Relying on profit-driven market solutions for carbon removal raises the spectre of corruption. Whilst solar geoengineering has not yet been seriously commercialised, there is a distinct lack of transparency in how the research is funded and trialled. There is also the prospect of nations treating solar geoengineering not just as a climate issue but one of national security, given the risk of devastating regional impacts and consequently the risk of counter-geoengineering.
Geoengineering is often publicly framed as a necessary and humanitarian response to the climate crisis, but the hidden motivations of its advocates and funders should be carefully examined.
In the race to find climate solutions which do not require any brakes to be put on economic growth, you may think that Big Oil is the frontrunner. Surprisingly it’s Big Tech that is dominating this space. Microsoft in particular is super-charging the sector, having spent around $8bn on carbon removal credits in the past few years and millions more on separate investments in carbon removal suppliers. Microsoft’s interests in geoengineering may be purely financial. There are potentially large returns from being an early investor in what could become a trillion dollar voluntary carbon market. Their actions could also be driven by more strategic considerations. Big Tech’s carbon emissions are soaring due to the accelerating build of vast data centres which are in part being driven by the AI boom. Promising to remove carbon emissions could prevent deep scrutiny of sustainability strategies and help evade tighter environmental regulation.
The problem is that the virtual market for carbon credits currently has no discernible impact on the very real atmospheric concentrations of carbon dioxide. It’s here that geoengineering proponents will ask us to keep faith with technological innovation - scaling up carbon removal technologies will of course take time, but the ability to remove billions of tons of carbon dioxide is within our grasp. In order to buy humanity time, we could deploy solar geoengineering as an emergency climate fix. But the risks are immense and who will benefit is uncertain.

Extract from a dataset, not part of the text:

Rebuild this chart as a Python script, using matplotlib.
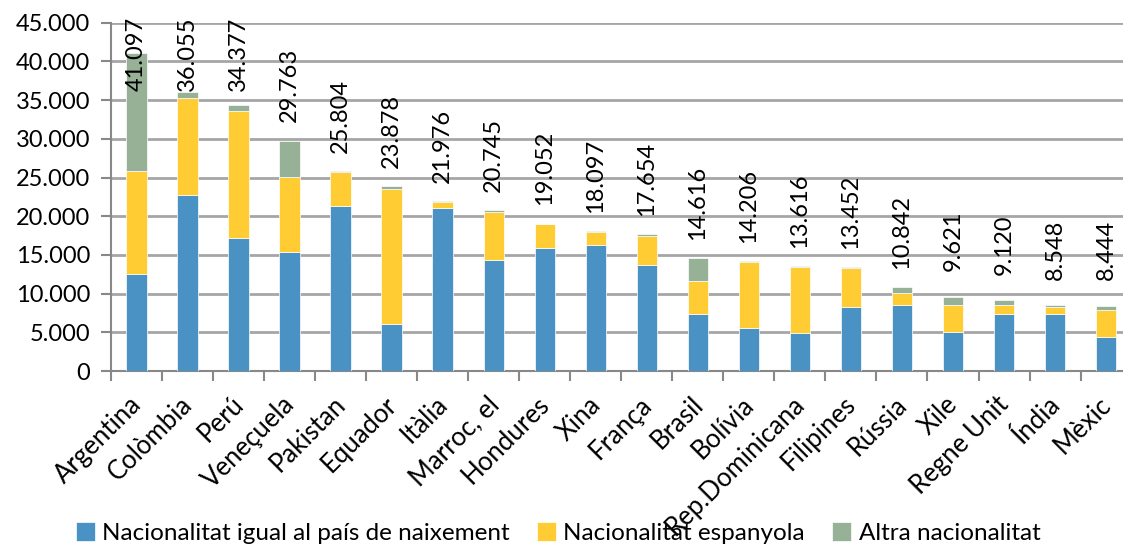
import matplotlib
matplotlib.use("Agg")
import matplotlib.pyplot as plt
from matplotlib.transforms import ScaledTranslation
import numpy as np

countries = ["Argentina", "Colòmbia", "Perú", "Veneçuela", "Pakistan", "Equador", "Itàlia",
             "Marroc, el", "Hondures", "Xina", "França", "Brasil", "Bolívia", "Rep.Dominicana",
             "Filipines", "Rússia", "Xile", "Regne Unit", "Índia", "Mèxic"]
totals = [41097, 36055, 34377, 29763, 25804, 23878, 21976, 20745, 19052, 18097, 17654,
          14616, 14206, 13616, 13452, 10842, 9621, 9120, 8548, 8444]
same_nat = [12500, 22730, 17150, 15330, 21300, 6060, 21040, 14290, 15850, 16330, 13680,
            7400, 5590, 4850, 8220, 8480, 4980, 7320, 7400, 4330]
spanish_nat = [13400, 12560, 16450, 9780, 4460, 17450, 740, 6230, 3200, 1600, 3730,
               4250, 8440, 8570, 5070, 1610, 3590, 1160, 910, 3550]
other_nat = [t - a - b for t, a, b in zip(totals, same_nat, spanish_nat)]

series_names = ["Nacionalitat igual al país de naixement", "Nacionalitat espanyola", "Altra nacionalitat"]
colors = ["#4A91C4", "#FFCC33", "#96B196"]

plt.rcParams['font.family'] = ['Lato', 'DejaVu Sans']
FS = 17

fig = plt.figure(figsize=(11.23, 5.47), dpi=100)
ax = fig.add_axes([111/1123, 1-371/547, (1131.6-111)/1123, (371-22.7)/547])

x = np.arange(len(countries))
w = 0.4
b1 = ax.bar(x, same_nat, w, color=colors[0], edgecolor='white', linewidth=0.5, zorder=3, label=series_names[0])
b2 = ax.bar(x, spanish_nat, w, bottom=same_nat, color=colors[1], edgecolor='white', linewidth=0.5, zorder=3, label=series_names[1])
bot3 = [a + b for a, b in zip(same_nat, spanish_nat)]
b3 = ax.bar(x, other_nat, w, bottom=bot3, color=colors[2], edgecolor='white', linewidth=0.5, zorder=3, label=series_names[2])

for i, t in enumerate(totals):
    ypos = min(t + 7150, 41000)
    ax.text(i, ypos, f"{t:,}".replace(",", "."), rotation=90, ha='center', va='center',
            fontsize=FS, color='black', zorder=5)

ax.set_xlim(-0.5, len(countries) - 0.5)
ax.set_ylim(0, 45000)
ax.set_yticks(np.arange(0, 45001, 5000))
ax.set_yticklabels([f"{v:,}".replace(",", ".") for v in range(0, 45001, 5000)], fontsize=FS)
ax.yaxis.grid(True, color='#A6A6A6', linewidth=2, zorder=0)
ax.set_axisbelow(True)

ax.set_xticks(x)
ax.set_xticklabels(countries, rotation=45, ha='right', fontsize=18.5)
ax.set_xticks(np.arange(-0.5, len(countries), 1), minor=True)
ax.tick_params(axis='x', which='major', length=0, pad=15)
ax.tick_params(axis='x', which='minor', length=7, color='#888888', width=1.5)
ax.tick_params(axis='y', length=7, color='#888888', width=1.5, pad=8)
shift = ScaledTranslation(10/100, 0, fig.dpi_scale_trans)
for lab in ax.get_xticklabels():
    lab.set_transform(lab.get_transform() + shift)

for s in ['top', 'right']:
    ax.spines[s].set_visible(False)
for s in ['left', 'bottom']:
    ax.spines[s].set_color('#888888')
    ax.spines[s].set_linewidth(1.5)

fig.legend(handles=[b1, b2, b3], labels=series_names, loc='center', bbox_to_anchor=(558/1123, 1-533/547),
           ncol=3, frameon=False, fontsize=17.5, handlelength=0.8, handleheight=0.8,
           handletextpad=0.3, columnspacing=1.1, borderaxespad=0)

fig.savefig("out.png", dpi=100)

We all know that tackling the root cause of climate change – the burning of fossil fuels – is essential. If we do not rapidly shift away from a fossil-fuelled global economy we face disaster, something that vulnerable communities and ecosystems worldwide are already experiencing. The good news is that we have the technological and social infrastructure to rapidly phase out coal, oil and gas, and replace the economic and political power bases they have created.
Unfortunately, it is these power bases which are delaying the sustainability transition. The institutions, corporations and billionaires who have benefitted from the riches and influence that fossil fuels have delivered, are resisting the pivot towards more equitable societies. Rather than entertain any idea of redistributing power and wealth, they are instead hoping that geoengineering technologies will achieve twin goals – being not just climate saviour, but also torchbearer for continued and accelerated economic growth.
We are at a fork in the road. Crossing the first global tipping point should not be an excuse to lock in geoengineering, with its empty promises and spiralling risks. Instead, it should be the moment we pivot towards a fundamental shift in thinking and action about our societies, economies and politics. A safer but also more equitable climate future is possible.